The SMMT asserted that, as the overall cost of business continues to increase, UK automotive manufacturing “urgently needs relief on specific input costs, most notably energy”.
The SMMT said that a doubling of energy costs over the past year was putting UK manufacturers at a competitive disadvantage.
In a statement accompanying today’s (May 26) release of the April production figures, it added: “UK automotive manufacturing needs relief equivalent to that afforded to Energy Intensive Industries and access to low cost and low carbon energy comparable to European competitors, combined with long-term measures to boost investment in R&D, plant and machinery and skills to ensure productivity and competitiveness are assured as the sector transitions to zero carbon technologies.”

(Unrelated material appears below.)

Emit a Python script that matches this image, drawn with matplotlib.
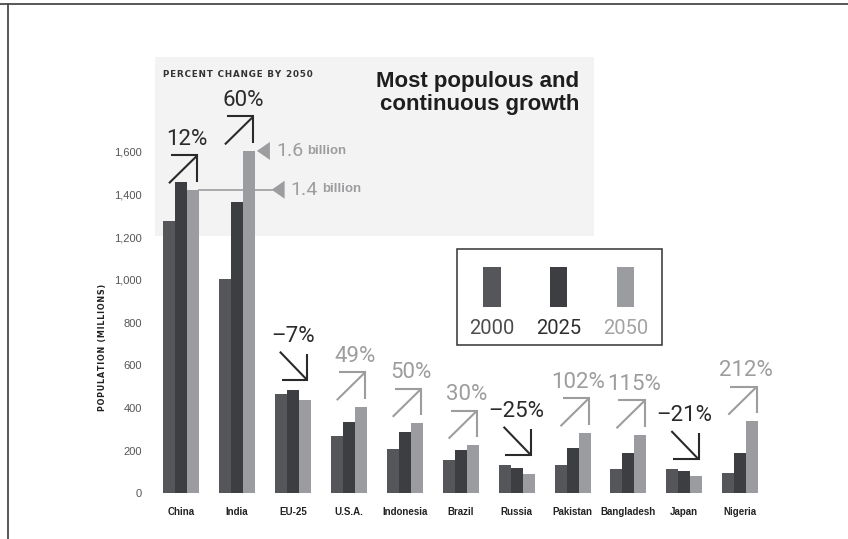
import numpy as np
import matplotlib.pyplot as plt
from matplotlib.patches import Rectangle, Polygon
from matplotlib.lines import Line2D
from matplotlib.transforms import ScaledTranslation

# population in millions
countries = ["China", "India", "EU-25", "U.S.A.", "Indonesia", "Brazil",
             "Russia", "Pakistan", "Bangladesh", "Japan", "Nigeria"]
years = ["2000", "2025", "2050"]
pop_2000 = [1276, 1003, 465, 270, 206, 157, 132, 131, 112, 112, 95]
pop_2025 = [1457, 1366, 484, 336, 285, 205, 116, 214, 188, 104, 190]
pop_2050 = [1423, 1605, 435, 406, 328, 226, 92, 284, 274, 80, 338]
pct_change = [12, 60, -7, 49, 50, 30, -25, 102, 115, -21, 212]
yticks = [0, 200, 400, 600, 800, 1000, 1200, 1400, 1600]

bar_colors = ["#55565a", "#3d3e42", "#9b9c9f"]
year_colors = ["#4c4c4e", "#2e2e30", "#a3a3a5"]
dark = "#2a2a2a"
light = "#9d9d9f"
W, H = 848, 539

fig = plt.figure(figsize=(W / 100, H / 100), dpi=100)
fig.patch.set_facecolor("white")

def fx(px):
    return px / W

def fy(py):
    return (H - py) / H

ax = fig.add_axes([fx(150), fy(499), fx(775) - fx(150), fy(40) - fy(499)])
ax.set_facecolor("none")
ax.set_xlim(-0.554, 10.62)
ax.set_ylim(-27, 2125)
for s in ax.spines.values():
    s.set_visible(False)

# grey panel behind the two giants
ax.add_patch(Rectangle((fx(155), fy(236)), fx(594) - fx(155), fy(57) - fy(236),
                       transform=fig.transFigure, facecolor="#f3f3f3",
                       edgecolor="none", zorder=0, clip_on=False))

x = np.arange(len(countries))
bw = 0.2145
series = [pop_2000, pop_2025, pop_2050]
for i, vals in enumerate(series):
    ax.bar(x + (i - 1) * bw, vals, width=bw, color=bar_colors[i], zorder=2)

ax.set_xticks(x)
ax.set_xticklabels(countries, fontsize=7, fontweight="bold", color="#222222",
                   family="Liberation Sans")
ax.set_yticks(yticks)
ax.set_yticklabels([f"{v:,}" for v in yticks], fontsize=8, color="#555555",
                   family="Liberation Sans")
ax.tick_params(length=0)
ax.tick_params(axis="x", pad=5.5)
ax.tick_params(axis="y", pad=6)

fig.text(fx(102.5), fy(347), "\u200a".join("POPULATION (MILLIONS)"), rotation=90,
         ha="center", va="center", fontsize=5.8, fontweight="bold", color="#222222")


def anchored(xd, yd):
    # offsets given in pixels/100 (inches) from a data point
    return fig.dpi_scale_trans + ScaledTranslation(xd, yd, ax.transData)


pct_font = dict(family=["Roboto", "DejaVu Sans"], fontweight="normal", fontsize=16)

for i, p in enumerate(pct_change):
    top = max(pop_2000[i], pop_2025[i], pop_2050[i])
    c = dark if (p < 0 or pop_2050[i] > 1000) else light
    if p >= 0:
        tr = anchored(x[i], pop_2050[i])
        shaft = [(-12, 6.5), (16.5, 34.5)]
        head = [(-10, 34.5), (16.5, 34.5), (16.5, 8)]
        tx, ty = 6, 45
    else:
        tr = anchored(x[i], top)
        shaft = [(-13, 38.3), (14.3, 10)]
        head = [(-11.3, 10), (14.3, 10), (14.3, 36)]
        tx, ty = 0, 48
    for pts in (shaft, head):
        xs = [q[0] / 100 for q in pts]
        ys = [q[1] / 100 for q in pts]
        ax.add_line(Line2D(xs, ys, transform=tr, color=c, lw=1.5,
                           solid_capstyle="butt", solid_joinstyle="miter",
                           clip_on=False, zorder=3))
    label = f"{p}%" if p >= 0 else f"\u2013{abs(p)}%"
    ax.text(tx / 100, ty / 100, label, transform=tr, ha="center", va="baseline",
            color=c, clip_on=False, **pct_font)


def billion_note(tip_dx, value, num, line_from=None):
    tr = anchored(x[1], value)
    tri = Polygon([(tip_dx / 100, 0), ((tip_dx + 13) / 100, 9 / 100),
                   ((tip_dx + 13) / 100, -9 / 100)], closed=True,
                  transform=tr, facecolor=light, edgecolor="none",
                  clip_on=False, zorder=3)
    ax.add_patch(tri)
    if line_from is not None:
        ax.plot([line_from, x[1] + tip_dx / 55.95], [value, value],
                color=light, lw=1.2, zorder=1.5, clip_on=False)
    t = ax.text((tip_dx + 19) / 100, 0, num, transform=tr, ha="left",
                va="center", color=light, clip_on=False,
                family=["Roboto", "DejaVu Sans"], fontweight="normal", fontsize=14)
    ax.annotate("billion", xy=(1, 0.18), xycoords=t, xytext=(3, 0),
                textcoords="offset points", ha="left", va="bottom",
                color=light, fontsize=9.5, fontweight="bold",
                family="Liberation Sans")


billion_note(20, pop_2050[1], f"{pop_2050[1] / 1000:.1f}")
billion_note(34.7, pop_2050[0], f"{pop_2050[0] / 1000:.1f}", line_from=x[0] + 1.5 * bw)

fig.text(fx(163), fy(74.3), "\u200a".join("PERCENT CHANGE BY 2050"),
         ha="left", va="center", fontsize=6.3, fontweight="bold", color="#333333")
fig.text(fx(579), fy(71), "Most populous and\ncontinuous growth", ha="right",
         va="top", multialignment="right", fontsize=16, fontweight="bold",
         color="#1e1e1e", family="Liberation Sans", linespacing=1.12)

# legend box
fig.patches.append(Rectangle((fx(457.3), fy(345)), fx(661.7) - fx(457.3),
                             fy(249.3) - fy(345), transform=fig.transFigure,
                             facecolor="white", edgecolor="#333333", lw=1.1,
                             zorder=4))
legend_font = dict(pct_font, fontsize=14.5)
for i, yr in enumerate(years):
    cx = 492 + i * 66.8
    fig.patches.append(Rectangle((fx(cx - 8.7), fy(306.7)), fx(17.4),
                                 fy(266.7) - fy(306.7), transform=fig.transFigure,
                                 facecolor=bar_colors[i], edgecolor="none",
                                 zorder=5))
    fig.text(fx(cx), fy(334), yr, ha="center", va="baseline", color=year_colors[i],
             zorder=6, **legend_font)

# frame lines along the top and left edges
fig.add_artist(Line2D([0, 1], [fy(3.5), fy(3.5)], transform=fig.transFigure,
                      color="#4a4a4a", lw=1.3))
fig.add_artist(Line2D([fx(7.5), fx(7.5)], [0, fy(3.5)], transform=fig.transFigure,
                      color="#4a4a4a", lw=1.3))

fig.savefig("out.png", dpi=100)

In an AM news insight feature published in November last year retailers and sector experts suggested that soaring energy prices compel car dealers to switch off the showroom lights. Since then, continued price rises and the lifting of energy price caps have further compounded the issue.
Six-in-10 cars built in the UK during April were exported to the EU, while production for the UK swelled by 60.1%, rising for the second month in a row.
The SMMT said that the “substantial rise” was primarily the result of new models coming to market, but was flattered by comparison with April 2021 when the economy was restarting after lockdown.
More than one-in-four (26.4%) cars made in April (16,010 units) was electrified, up 2.1% year-on-year as pure electric vehicle (EV) output rose 38.2% to achieve a 9.9% market share.
SMMT chief executive Mike Hawes said: “The UK car industry is exposed to a host of issues that are undermining output and competitiveness.
“Global chip shortages and supply chain disruption are exacerbated by spiralling energy costs, additional trading costs and slowing global markets.
“The foundations of the sector are strong and the transition to zero and ultra-low emission vehicles continues apace but we need more policies and measures that support manufacturing and encourage investment into the UK at this most challenging of times.”